When a Wordle answer sits just outside everyday vocabulary, the reaction is immediate: players call the puzzle obscure, unfair or designed to end a streak. That happened again on July 15, 2026, when discussion of the daily game surged across social platforms. This explainer does not reveal the answer.
The frustration is understandable. Wordle gives players six attempts, but it tests more than vocabulary. It also tests how quickly a person can retrieve a word, interpret incomplete information and avoid getting trapped among several answers that share the same pattern.
The short answer is that a difficult Wordle can be fair by the game’s rules and still feel unfair to many players. Familiarity, letter structure and the guesses a player makes all influence whether the solution appears obvious or nearly impossible.
Wordle answers are chosen, not pulled from every word
The daily solution does not come from every five-letter entry in a dictionary. Wordle began with a much smaller answer pool, and The New York Times later moved to an edited schedule. In an interview with Ars Technica, editor Tracy Bennett described balancing difficulty, variety and likely player frustration while working from the original list of roughly 2,300 answers.
That distinction matters because Wordle accepts many guesses that would be poor final answers. A strange word appearing as a valid guess does not mean it is equally likely to become the solution. The answer set is intended to be narrower and more approachable, although reasonable players will disagree about where “approachable” ends.
Editorial judgment also makes difficulty a weekly rhythm rather than a fixed formula. A word may be familiar to one region, generation or profession and rare to another. No curated list can make every answer feel equally common to millions of people.
Why familiarity changes everything
Researchers who modeled Wordle results have repeatedly found that word frequency matters. A 2023 analysis of Wordle difficulty identified word frequency alongside letter similarity, substring similarity and the number of neighboring words as influential factors.
That helps explain the peculiar anger caused by a rare-but-valid answer. Once shown the solution, a player may recognize it immediately. Before the reveal, however, the brain is far more likely to produce common candidates first. Recognition is easier than retrieval, and Wordle demands retrieval under a strict limit.

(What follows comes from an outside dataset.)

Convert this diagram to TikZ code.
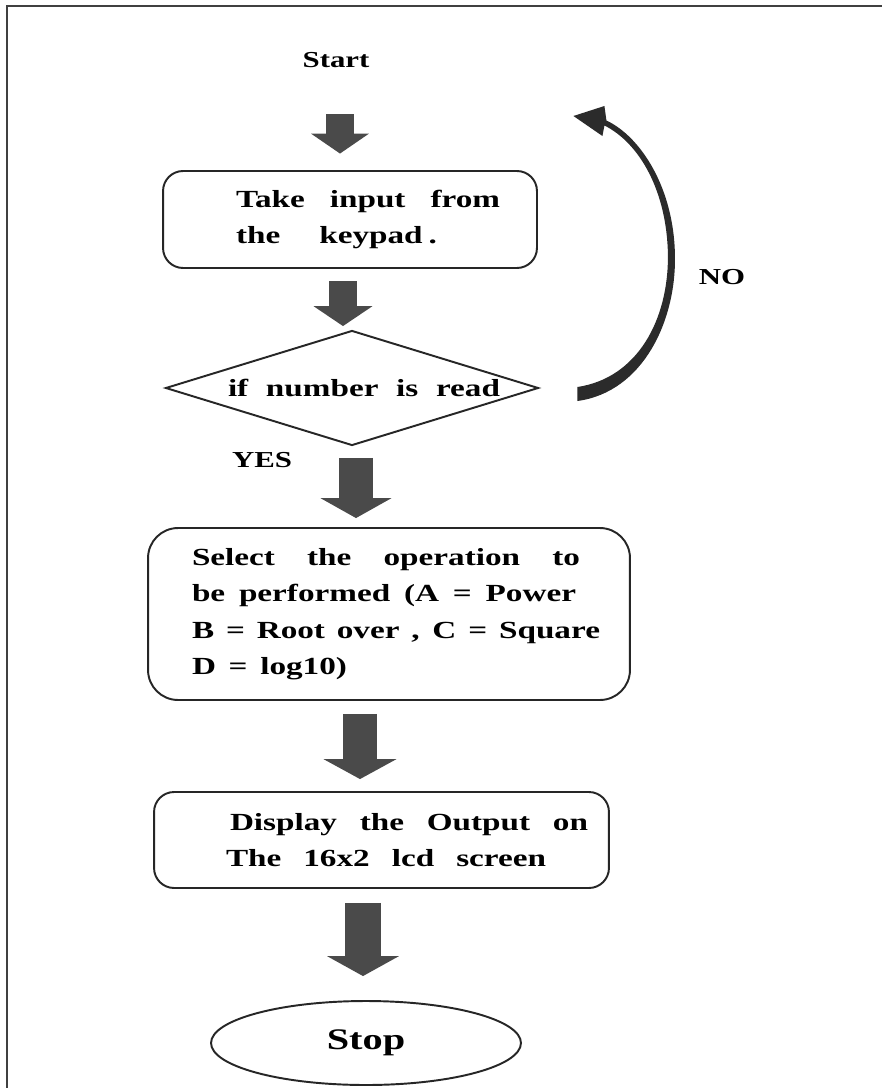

Some letter patterns create a traffic jam
A puzzle can also be hard even when the answer is ordinary. Imagine reaching a pattern with one unknown letter and several common words still possible. Each candidate fits the evidence, so a guess may eliminate only one option. Researchers call these clusters “word neighborhoods”; players often call them traps.
Repeated letters create another blind spot. A yellow or green tile confirms that a letter is present, but it does not automatically tell a player to test that letter twice. Studies of Wordle performance have treated repeated letters as a meaningful difficulty variable, while broader language research shows that repetition can complicate how people visually process letter strings.
Unusual consonant openings, rare endings and words with few high-frequency letters can produce the same effect. A strong starting word helps reveal common letters, but no opener can guarantee an easy route through every structure.
How to make a hard puzzle feel less arbitrary
The best adjustment is to stop treating every guess as an attempt to win immediately. Early guesses should collect information; later guesses should convert that information into a solution.
- Count possibilities before committing. If a pattern could match four or five words, do not assume the first one you remember is the answer.
- Use a probe word when the rules allow it. A guess containing several undecided letters can eliminate more candidates than trying the same pattern repeatedly.
- Test duplicates deliberately. When the board seems to demand an impossible word, ask whether a confirmed letter appears twice.
- Separate valid guesses from likely answers. The game’s accepted vocabulary is broader than the set of words editors are likely to schedule.
- Protect the fun, not only the streak. Looking up a definition after finishing turns an unfamiliar answer into a small vocabulary lesson instead of a grievance.
The bottom line
Wordle difficulty is not a clean ladder from easy words to obscure ones. It emerges from an interaction between the answer, the player’s vocabulary, the shape of the remaining possibilities and a little luck. An answer can therefore be legitimate and thoughtfully selected while still landing badly for a large share of the audience.
That tension is part of why one tiny grid can generate so much conversation. Players are not only solving a word; they are negotiating an unwritten promise about what counts as common knowledge. The fairest puzzles challenge that boundary without making the solution feel random—and even careful editors will occasionally discover that millions of solvers draw the line somewhere else.